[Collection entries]
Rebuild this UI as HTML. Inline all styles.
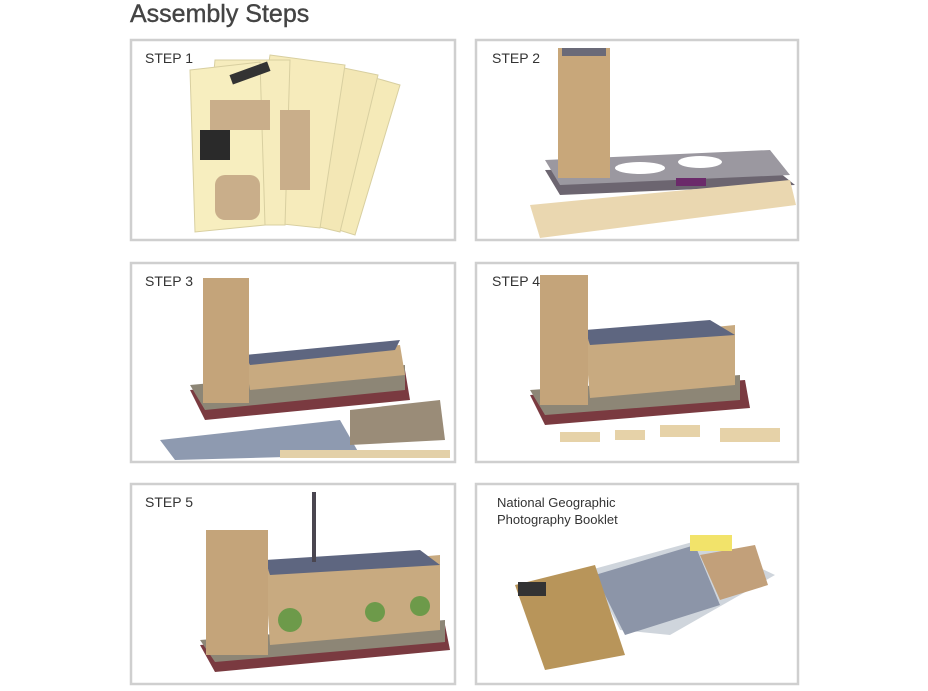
<!DOCTYPE html>
<html><head><meta charset="utf-8"><style>
body{margin:0;background:#fff;width:928px;height:686px;overflow:hidden;font-family:"Liberation Sans",sans-serif}
</style></head><body>
<svg width="928" height="686" viewBox="0 0 928 686" xmlns="http://www.w3.org/2000/svg" font-family="Liberation Sans, sans-serif">
<text x="130" y="22" font-size="25" fill="#444" stroke="#444" stroke-width="0.4">Assembly Steps</text>
<g fill="#fff" stroke="#cfcfcf" stroke-width="2.5">
<rect x="131" y="40" width="324" height="200"/>
<rect x="476" y="40" width="322" height="200"/>
<rect x="131" y="263" width="324" height="199"/>
<rect x="476" y="263" width="322" height="199"/>
<rect x="131" y="484" width="324" height="200"/>
<rect x="476" y="484" width="322" height="200"/>
</g>
<g font-size="14" fill="#333">
<text x="145" y="63">STEP 1</text>
<text x="492" y="63">STEP 2</text>
<text x="145" y="286">STEP 3</text>
<text x="492" y="286">STEP 4</text>
<text x="145" y="507">STEP 5</text>
<text x="497" y="507" font-size="13">National Geographic</text>
<text x="497" y="524" font-size="13">Photography Booklet</text>
</g>
<!-- step1 -->
<g stroke="#d8cfa0" stroke-width="1">
<polygon points="330,65 400,85 355,235 290,215" fill="#f5eab8"/>
<polygon points="305,60 378,75 340,232 270,215" fill="#f3e7b5"/>
<polygon points="270,55 345,65 320,228 245,220" fill="#f6ebbb"/>
<polygon points="215,60 290,60 285,225 200,225" fill="#f6ecbd"/>
<polygon points="190,70 260,62 265,225 195,232" fill="#f7eebf"/>
</g>
<g fill="#c9ae8a"><rect x="210" y="100" width="60" height="30"/><rect x="215" y="175" width="45" height="45" rx="10"/><rect x="280" y="110" width="30" height="80"/></g>
<rect x="200" y="130" width="30" height="30" fill="#2a2a2a"/><rect x="230" y="68" width="40" height="10" fill="#333" transform="rotate(-20 250 73)"/>
<!-- step2 -->
<polygon points="545,170 770,165 795,185 560,195" fill="#6c6570"/>
<polygon points="545,160 770,150 790,175 560,185" fill="#9b98a0"/>
<ellipse cx="640" cy="168" rx="25" ry="6" fill="#fff"/><ellipse cx="700" cy="162" rx="22" ry="6" fill="#fff"/>
<rect x="558" y="48" width="52" height="130" fill="#c8a77a"/><rect x="562" y="48" width="44" height="8" fill="#6a6a78"/>
<rect x="676" y="178" width="30" height="8" fill="#6b2a6a"/>
<polygon points="530,205 790,180 796,205 540,238" fill="#ead7b0"/>
<!-- step3 -->
<polygon points="190,390 405,370 410,400 205,420" fill="#7a3a40"/>
<polygon points="190,385 405,365 405,390 205,410" fill="#8d8676"/>
<polygon points="245,360 400,345 405,375 250,390" fill="#c8aa80"/>
<polygon points="245,355 400,340 395,350 250,365" fill="#5e6680"/>
<rect x="203" y="278" width="46" height="125" fill="#c4a47a"/>
<polygon points="160,440 340,420 360,455 175,460" fill="#8e9ab0"/>
<polygon points="350,410 440,400 445,440 350,445" fill="#9a8c78"/>
<rect x="280" y="450" width="170" height="8" fill="#e3d0a8"/>
<!-- step4 -->
<polygon points="530,395 745,380 750,408 545,425" fill="#7a3a40"/>
<polygon points="530,390 740,375 740,400 545,415" fill="#8d8676"/>
<polygon points="585,340 735,325 735,385 590,398" fill="#c8aa80"/>
<polygon points="585,330 710,320 735,335 590,345" fill="#5e6680"/>
<rect x="540" y="275" width="48" height="130" fill="#c4a47a"/>
<g fill="#e6d2a8"><rect x="560" y="432" width="40" height="10"/><rect x="615" y="430" width="30" height="10"/><rect x="660" y="425" width="40" height="12"/><rect x="720" y="428" width="60" height="14"/></g>
<!-- step5 -->
<polygon points="200,645 445,625 450,650 215,672" fill="#7a3a40"/>
<polygon points="200,640 445,620 445,642 215,662" fill="#8d8676"/>
<polygon points="265,570 440,555 440,630 270,645" fill="#c8aa80"/>
<polygon points="265,560 420,550 440,565 270,575" fill="#5e6680"/>
<rect x="206" y="530" width="62" height="125" fill="#c4a47a"/>
<rect x="312" y="492" width="4" height="70" fill="#4a4650"/>
<circle cx="290" cy="620" r="12" fill="#6d9a4a"/><circle cx="375" cy="612" r="10" fill="#6d9a4a"/><circle cx="420" cy="606" r="10" fill="#6d9a4a"/>
<!-- booklet -->
<polygon points="590,570 700,540 775,575 670,635 620,630" fill="#cfd5dc"/>
<polygon points="595,575 695,545 720,605 625,635" fill="#8c95a8"/>
<polygon points="700,555 755,545 768,585 720,600" fill="#c2a07a"/>
<rect x="690" y="535" width="42" height="16" fill="#f2e36a"/>
<polygon points="515,585 595,565 625,655 545,670" fill="#b8955a"/>
<rect x="518" y="582" width="28" height="14" fill="#333"/>
</svg>
</body></html>
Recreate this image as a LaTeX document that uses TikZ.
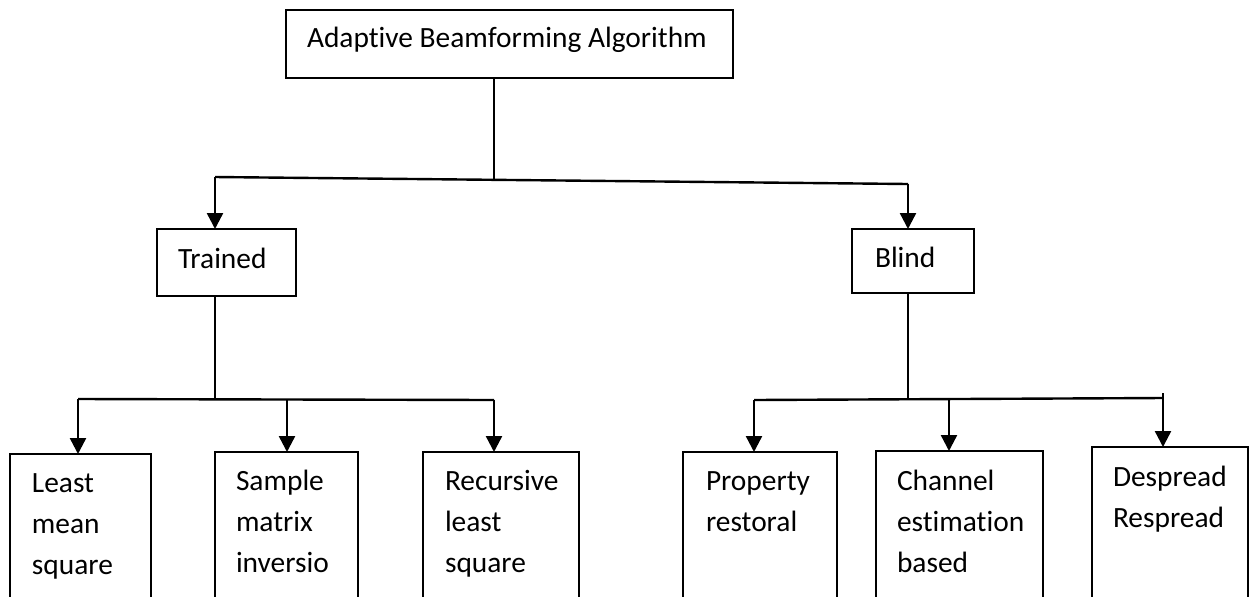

*Stated exercise:* Pictures stay out; reproduce every line of the records exactly.

*Reply to the task:*
Rebuild this UI as HTML. Inline all styles.
<!DOCTYPE html>
<html><head><meta charset="utf-8"><style>
body{margin:0;background:#fff;width:928px;height:686px;overflow:hidden;font-family:"Liberation Sans",sans-serif}
</style></head><body>
<svg width="928" height="686" viewBox="0 0 928 686" xmlns="http://www.w3.org/2000/svg" font-family="Liberation Sans, sans-serif">
<text x="130" y="22" font-size="25" fill="#444" stroke="#444" stroke-width="0.4">Assembly Steps</text>
<g fill="#fff" stroke="#cfcfcf" stroke-width="2.5">
<rect x="131" y="40" width="324" height="200"/>
<rect x="476" y="40" width="322" height="200"/>
<rect x="131" y="263" width="324" height="199"/>
<rect x="476" y="263" width="322" height="199"/>
<rect x="131" y="484" width="324" height="200"/>
<rect x="476" y="484" width="322" height="200"/>
</g>
<g font-size="14" fill="#333">
<text x="145" y="63">STEP 1</text>
<text x="492" y="63">STEP 2</text>
<text x="145" y="286">STEP 3</text>
<text x="492" y="286">STEP 4</text>
<text x="145" y="507">STEP 5</text>
<text x="497" y="507" font-size="13">National Geographic</text>
<text x="497" y="524" font-size="13">Photography Booklet</text>
</g>
<!-- step1 -->
<g stroke="#d8cfa0" stroke-width="1">
<polygon points="330,65 400,85 355,235 290,215" fill="#f5eab8"/>
<polygon points="305,60 378,75 340,232 270,215" fill="#f3e7b5"/>
<polygon points="270,55 345,65 320,228 245,220" fill="#f6ebbb"/>
<polygon points="215,60 290,60 285,225 200,225" fill="#f6ecbd"/>
<polygon points="190,70 260,62 265,225 195,232" fill="#f7eebf"/>
</g>
<g fill="#c9ae8a"><rect x="210" y="100" width="60" height="30"/><rect x="215" y="175" width="45" height="45" rx="10"/><rect x="280" y="110" width="30" height="80"/></g>
<rect x="200" y="130" width="30" height="30" fill="#2a2a2a"/><rect x="230" y="68" width="40" height="10" fill="#333" transform="rotate(-20 250 73)"/>
<!-- step2 -->
<polygon points="545,170 770,165 795,185 560,195" fill="#6c6570"/>
<polygon points="545,160 770,150 790,175 560,185" fill="#9b98a0"/>
<ellipse cx="640" cy="168" rx="25" ry="6" fill="#fff"/><ellipse cx="700" cy="162" rx="22" ry="6" fill="#fff"/>
<rect x="558" y="48" width="52" height="130" fill="#c8a77a"/><rect x="562" y="48" width="44" height="8" fill="#6a6a78"/>
<rect x="676" y="178" width="30" height="8" fill="#6b2a6a"/>
<polygon points="530,205 790,180 796,205 540,238" fill="#ead7b0"/>
<!-- step3 -->
<polygon points="190,390 405,370 410,400 205,420" fill="#7a3a40"/>
<polygon points="190,385 405,365 405,390 205,410" fill="#8d8676"/>
<polygon points="245,360 400,345 405,375 250,390" fill="#c8aa80"/>
<polygon points="245,355 400,340 395,350 250,365" fill="#5e6680"/>
<rect x="203" y="278" width="46" height="125" fill="#c4a47a"/>
<polygon points="160,440 340,420 360,455 175,460" fill="#8e9ab0"/>
<polygon points="350,410 440,400 445,440 350,445" fill="#9a8c78"/>
<rect x="280" y="450" width="170" height="8" fill="#e3d0a8"/>
<!-- step4 -->
<polygon points="530,395 745,380 750,408 545,425" fill="#7a3a40"/>
<polygon points="530,390 740,375 740,400 545,415" fill="#8d8676"/>
<polygon points="585,340 735,325 735,385 590,398" fill="#c8aa80"/>
<polygon points="585,330 710,320 735,335 590,345" fill="#5e6680"/>
<rect x="540" y="275" width="48" height="130" fill="#c4a47a"/>
<g fill="#e6d2a8"><rect x="560" y="432" width="40" height="10"/><rect x="615" y="430" width="30" height="10"/><rect x="660" y="425" width="40" height="12"/><rect x="720" y="428" width="60" height="14"/></g>
<!-- step5 -->
<polygon points="200,645 445,625 450,650 215,672" fill="#7a3a40"/>
<polygon points="200,640 445,620 445,642 215,662" fill="#8d8676"/>
<polygon points="265,570 440,555 440,630 270,645" fill="#c8aa80"/>
<polygon points="265,560 420,550 440,565 270,575" fill="#5e6680"/>
<rect x="206" y="530" width="62" height="125" fill="#c4a47a"/>
<rect x="312" y="492" width="4" height="70" fill="#4a4650"/>
<circle cx="290" cy="620" r="12" fill="#6d9a4a"/><circle cx="375" cy="612" r="10" fill="#6d9a4a"/><circle cx="420" cy="606" r="10" fill="#6d9a4a"/>
<!-- booklet -->
<polygon points="590,570 700,540 775,575 670,635 620,630" fill="#cfd5dc"/>
<polygon points="595,575 695,545 720,605 625,635" fill="#8c95a8"/>
<polygon points="700,555 755,545 768,585 720,600" fill="#c2a07a"/>
<rect x="690" y="535" width="42" height="16" fill="#f2e36a"/>
<polygon points="515,585 595,565 625,655 545,670" fill="#b8955a"/>
<rect x="518" y="582" width="28" height="14" fill="#333"/>
</svg>
</body></html>
Recreate this image as a LaTeX document that uses TikZ.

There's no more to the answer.